• AIM OF THE EXERCISE:
Only the lines from the line that has "Generate a web" through the line that has "const yTicks = [0.4, 0.5, 0.6, 0.7, 0.8, 0.9, 1.0];" should be reproduced, exactly and with both ends kept.

• PROVIDED INFORMATION:

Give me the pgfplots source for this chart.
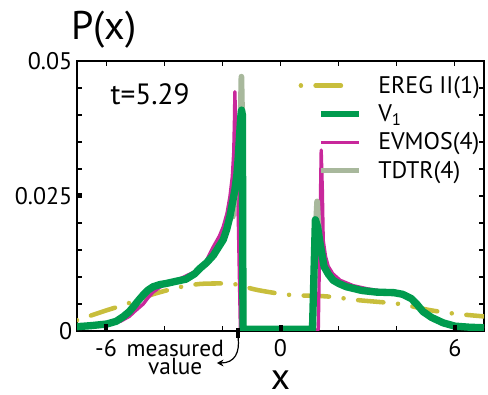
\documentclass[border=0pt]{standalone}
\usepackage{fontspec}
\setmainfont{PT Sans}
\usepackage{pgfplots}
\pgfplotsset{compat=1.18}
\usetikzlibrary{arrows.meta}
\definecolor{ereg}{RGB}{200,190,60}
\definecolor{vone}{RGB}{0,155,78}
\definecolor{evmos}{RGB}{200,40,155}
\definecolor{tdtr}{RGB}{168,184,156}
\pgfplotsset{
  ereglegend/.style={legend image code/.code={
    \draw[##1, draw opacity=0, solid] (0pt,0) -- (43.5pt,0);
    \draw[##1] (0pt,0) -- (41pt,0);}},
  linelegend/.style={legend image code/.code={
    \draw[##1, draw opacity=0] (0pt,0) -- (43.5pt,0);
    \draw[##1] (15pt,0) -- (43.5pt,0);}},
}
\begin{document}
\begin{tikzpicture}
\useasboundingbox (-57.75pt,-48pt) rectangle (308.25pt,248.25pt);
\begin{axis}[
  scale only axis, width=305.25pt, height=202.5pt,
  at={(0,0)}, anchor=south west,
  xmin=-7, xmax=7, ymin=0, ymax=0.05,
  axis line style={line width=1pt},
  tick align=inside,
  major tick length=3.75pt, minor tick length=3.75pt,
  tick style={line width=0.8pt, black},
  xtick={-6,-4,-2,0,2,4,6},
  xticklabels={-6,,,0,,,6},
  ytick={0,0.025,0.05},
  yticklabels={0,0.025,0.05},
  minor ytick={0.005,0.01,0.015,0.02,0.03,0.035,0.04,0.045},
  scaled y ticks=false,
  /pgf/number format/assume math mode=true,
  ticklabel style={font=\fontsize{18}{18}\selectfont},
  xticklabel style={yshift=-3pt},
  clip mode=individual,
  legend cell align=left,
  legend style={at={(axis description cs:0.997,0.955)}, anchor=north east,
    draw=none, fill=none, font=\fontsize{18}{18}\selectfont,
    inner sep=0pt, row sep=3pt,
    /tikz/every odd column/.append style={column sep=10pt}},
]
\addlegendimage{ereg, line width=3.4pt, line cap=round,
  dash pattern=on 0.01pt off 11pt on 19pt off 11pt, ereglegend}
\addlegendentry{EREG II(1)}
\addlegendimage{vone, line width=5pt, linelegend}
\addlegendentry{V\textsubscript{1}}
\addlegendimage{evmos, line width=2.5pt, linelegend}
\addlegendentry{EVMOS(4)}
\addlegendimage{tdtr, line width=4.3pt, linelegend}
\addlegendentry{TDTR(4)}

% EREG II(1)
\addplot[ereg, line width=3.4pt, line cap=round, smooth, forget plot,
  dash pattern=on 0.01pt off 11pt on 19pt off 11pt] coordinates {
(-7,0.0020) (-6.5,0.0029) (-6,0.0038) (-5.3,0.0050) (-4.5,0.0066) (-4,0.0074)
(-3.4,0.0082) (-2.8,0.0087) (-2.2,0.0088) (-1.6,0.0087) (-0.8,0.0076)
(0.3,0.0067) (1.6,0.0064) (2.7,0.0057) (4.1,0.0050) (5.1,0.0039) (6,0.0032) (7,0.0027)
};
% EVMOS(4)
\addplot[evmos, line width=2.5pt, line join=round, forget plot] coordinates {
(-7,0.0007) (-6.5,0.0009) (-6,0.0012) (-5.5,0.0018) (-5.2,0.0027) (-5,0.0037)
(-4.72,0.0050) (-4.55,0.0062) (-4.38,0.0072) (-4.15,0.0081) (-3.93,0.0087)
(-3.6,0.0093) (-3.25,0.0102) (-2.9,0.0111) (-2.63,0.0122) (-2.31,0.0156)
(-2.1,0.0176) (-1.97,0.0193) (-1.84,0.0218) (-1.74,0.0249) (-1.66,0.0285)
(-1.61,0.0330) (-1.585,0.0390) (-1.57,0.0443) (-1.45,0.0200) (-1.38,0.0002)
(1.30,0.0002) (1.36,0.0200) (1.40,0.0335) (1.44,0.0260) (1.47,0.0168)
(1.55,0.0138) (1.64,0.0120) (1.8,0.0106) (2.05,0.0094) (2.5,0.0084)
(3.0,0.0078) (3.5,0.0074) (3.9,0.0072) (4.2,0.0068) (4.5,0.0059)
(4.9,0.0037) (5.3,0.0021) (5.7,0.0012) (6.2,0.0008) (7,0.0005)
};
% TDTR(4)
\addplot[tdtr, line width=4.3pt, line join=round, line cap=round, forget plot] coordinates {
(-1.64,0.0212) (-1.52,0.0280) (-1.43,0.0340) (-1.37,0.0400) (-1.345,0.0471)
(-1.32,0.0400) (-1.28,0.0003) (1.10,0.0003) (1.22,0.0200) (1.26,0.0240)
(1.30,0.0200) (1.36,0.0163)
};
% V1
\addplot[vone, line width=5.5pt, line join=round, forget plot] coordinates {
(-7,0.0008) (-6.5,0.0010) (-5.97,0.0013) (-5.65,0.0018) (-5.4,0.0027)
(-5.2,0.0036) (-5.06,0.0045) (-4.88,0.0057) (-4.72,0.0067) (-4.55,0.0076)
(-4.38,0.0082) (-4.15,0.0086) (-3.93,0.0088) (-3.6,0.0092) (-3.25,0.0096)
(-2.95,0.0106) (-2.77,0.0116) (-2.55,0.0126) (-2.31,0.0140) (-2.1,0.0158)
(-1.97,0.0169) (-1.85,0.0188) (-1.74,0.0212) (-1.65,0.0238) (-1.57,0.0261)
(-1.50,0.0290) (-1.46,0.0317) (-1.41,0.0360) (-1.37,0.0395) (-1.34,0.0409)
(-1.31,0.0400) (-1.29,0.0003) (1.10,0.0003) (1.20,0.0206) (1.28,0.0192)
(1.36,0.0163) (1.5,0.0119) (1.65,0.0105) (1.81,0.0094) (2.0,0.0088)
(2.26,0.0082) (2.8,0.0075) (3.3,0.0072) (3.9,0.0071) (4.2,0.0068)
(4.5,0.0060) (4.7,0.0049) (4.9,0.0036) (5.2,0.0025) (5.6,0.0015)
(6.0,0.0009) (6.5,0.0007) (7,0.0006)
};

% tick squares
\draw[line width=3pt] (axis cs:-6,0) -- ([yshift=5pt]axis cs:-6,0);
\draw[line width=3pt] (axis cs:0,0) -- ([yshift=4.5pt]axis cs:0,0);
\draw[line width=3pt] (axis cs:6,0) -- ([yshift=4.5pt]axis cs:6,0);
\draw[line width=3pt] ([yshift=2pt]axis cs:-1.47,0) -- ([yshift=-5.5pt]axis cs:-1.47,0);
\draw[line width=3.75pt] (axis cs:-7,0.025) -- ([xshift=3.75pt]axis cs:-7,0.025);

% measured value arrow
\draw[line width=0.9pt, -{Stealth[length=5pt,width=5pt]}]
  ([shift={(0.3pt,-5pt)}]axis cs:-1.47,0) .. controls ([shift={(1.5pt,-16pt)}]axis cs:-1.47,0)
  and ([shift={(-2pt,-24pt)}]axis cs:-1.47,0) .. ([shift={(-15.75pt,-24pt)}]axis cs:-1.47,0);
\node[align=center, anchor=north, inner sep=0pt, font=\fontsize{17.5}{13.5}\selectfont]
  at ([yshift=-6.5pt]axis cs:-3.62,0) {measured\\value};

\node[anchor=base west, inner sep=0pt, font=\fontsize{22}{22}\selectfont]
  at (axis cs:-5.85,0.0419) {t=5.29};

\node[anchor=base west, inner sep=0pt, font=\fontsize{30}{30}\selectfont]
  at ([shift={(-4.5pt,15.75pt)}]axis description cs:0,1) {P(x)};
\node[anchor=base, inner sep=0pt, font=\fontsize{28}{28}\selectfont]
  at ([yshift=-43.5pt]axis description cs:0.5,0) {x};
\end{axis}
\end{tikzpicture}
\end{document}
* * *
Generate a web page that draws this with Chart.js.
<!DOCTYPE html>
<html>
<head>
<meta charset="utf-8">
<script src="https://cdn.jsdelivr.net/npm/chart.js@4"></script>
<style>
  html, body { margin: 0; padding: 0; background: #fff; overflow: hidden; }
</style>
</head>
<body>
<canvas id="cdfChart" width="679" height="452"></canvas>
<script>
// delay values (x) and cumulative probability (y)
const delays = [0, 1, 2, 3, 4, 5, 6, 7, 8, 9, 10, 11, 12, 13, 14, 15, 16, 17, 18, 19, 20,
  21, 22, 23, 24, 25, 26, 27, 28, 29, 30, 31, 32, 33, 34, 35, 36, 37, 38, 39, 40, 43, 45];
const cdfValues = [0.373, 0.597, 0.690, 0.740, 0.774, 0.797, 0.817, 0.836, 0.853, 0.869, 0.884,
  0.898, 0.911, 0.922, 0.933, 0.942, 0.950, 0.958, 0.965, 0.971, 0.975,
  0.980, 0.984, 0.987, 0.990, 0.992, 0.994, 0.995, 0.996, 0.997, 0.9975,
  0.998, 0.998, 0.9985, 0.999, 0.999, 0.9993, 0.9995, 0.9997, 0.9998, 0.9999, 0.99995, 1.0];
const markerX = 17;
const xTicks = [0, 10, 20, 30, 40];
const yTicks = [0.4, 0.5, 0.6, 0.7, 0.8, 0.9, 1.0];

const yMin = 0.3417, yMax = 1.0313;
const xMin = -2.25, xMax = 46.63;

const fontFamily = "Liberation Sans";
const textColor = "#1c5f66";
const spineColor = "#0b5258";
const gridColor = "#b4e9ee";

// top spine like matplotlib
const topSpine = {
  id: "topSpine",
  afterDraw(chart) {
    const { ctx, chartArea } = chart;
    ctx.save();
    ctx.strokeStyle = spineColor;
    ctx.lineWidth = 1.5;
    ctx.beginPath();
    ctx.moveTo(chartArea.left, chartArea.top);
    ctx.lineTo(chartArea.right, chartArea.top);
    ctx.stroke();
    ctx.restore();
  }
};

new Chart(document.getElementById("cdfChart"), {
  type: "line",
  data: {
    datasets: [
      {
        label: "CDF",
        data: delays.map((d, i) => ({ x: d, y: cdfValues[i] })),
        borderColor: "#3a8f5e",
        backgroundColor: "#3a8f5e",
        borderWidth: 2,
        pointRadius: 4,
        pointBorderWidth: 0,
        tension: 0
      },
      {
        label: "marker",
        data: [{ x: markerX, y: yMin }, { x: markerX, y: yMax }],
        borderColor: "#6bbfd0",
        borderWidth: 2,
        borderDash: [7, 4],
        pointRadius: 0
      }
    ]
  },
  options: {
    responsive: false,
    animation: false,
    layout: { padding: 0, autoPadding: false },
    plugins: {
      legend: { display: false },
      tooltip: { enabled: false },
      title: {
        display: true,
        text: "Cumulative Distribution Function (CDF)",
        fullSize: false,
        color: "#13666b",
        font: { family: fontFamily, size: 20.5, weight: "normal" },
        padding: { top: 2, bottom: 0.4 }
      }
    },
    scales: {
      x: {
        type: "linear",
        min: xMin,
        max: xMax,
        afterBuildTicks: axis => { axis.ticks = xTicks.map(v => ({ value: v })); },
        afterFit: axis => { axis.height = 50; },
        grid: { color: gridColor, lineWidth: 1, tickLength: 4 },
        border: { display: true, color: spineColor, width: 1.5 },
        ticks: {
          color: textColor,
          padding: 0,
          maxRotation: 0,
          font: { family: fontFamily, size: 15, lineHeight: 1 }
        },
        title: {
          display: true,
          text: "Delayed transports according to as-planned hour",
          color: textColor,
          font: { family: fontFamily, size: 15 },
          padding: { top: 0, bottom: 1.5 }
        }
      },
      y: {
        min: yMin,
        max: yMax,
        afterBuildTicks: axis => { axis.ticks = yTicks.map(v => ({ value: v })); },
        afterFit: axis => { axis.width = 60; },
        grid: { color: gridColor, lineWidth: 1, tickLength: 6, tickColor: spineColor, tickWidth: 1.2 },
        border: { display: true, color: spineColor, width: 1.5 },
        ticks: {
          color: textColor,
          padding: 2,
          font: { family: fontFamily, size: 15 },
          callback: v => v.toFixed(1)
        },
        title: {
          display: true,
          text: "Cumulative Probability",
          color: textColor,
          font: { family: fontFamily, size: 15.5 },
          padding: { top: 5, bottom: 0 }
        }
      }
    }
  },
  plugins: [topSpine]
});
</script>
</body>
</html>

• ANSWER TO THE EXERCISE:
Generate a web page that draws this with Chart.js.
<!DOCTYPE html>
<html>
<head>
<meta charset="utf-8">
<script src="https://cdn.jsdelivr.net/npm/chart.js@4"></script>
<style>
  html, body { margin: 0; padding: 0; background: #fff; overflow: hidden; }
</style>
</head>
<body>
<canvas id="cdfChart" width="679" height="452"></canvas>
<script>
// delay values (x) and cumulative probability (y)
const delays = [0, 1, 2, 3, 4, 5, 6, 7, 8, 9, 10, 11, 12, 13, 14, 15, 16, 17, 18, 19, 20,
  21, 22, 23, 24, 25, 26, 27, 28, 29, 30, 31, 32, 33, 34, 35, 36, 37, 38, 39, 40, 43, 45];
const cdfValues = [0.373, 0.597, 0.690, 0.740, 0.774, 0.797, 0.817, 0.836, 0.853, 0.869, 0.884,
  0.898, 0.911, 0.922, 0.933, 0.942, 0.950, 0.958, 0.965, 0.971, 0.975,
  0.980, 0.984, 0.987, 0.990, 0.992, 0.994, 0.995, 0.996, 0.997, 0.9975,
  0.998, 0.998, 0.9985, 0.999, 0.999, 0.9993, 0.9995, 0.9997, 0.9998, 0.9999, 0.99995, 1.0];
const markerX = 17;
const xTicks = [0, 10, 20, 30, 40];
const yTicks = [0.4, 0.5, 0.6, 0.7, 0.8, 0.9, 1.0];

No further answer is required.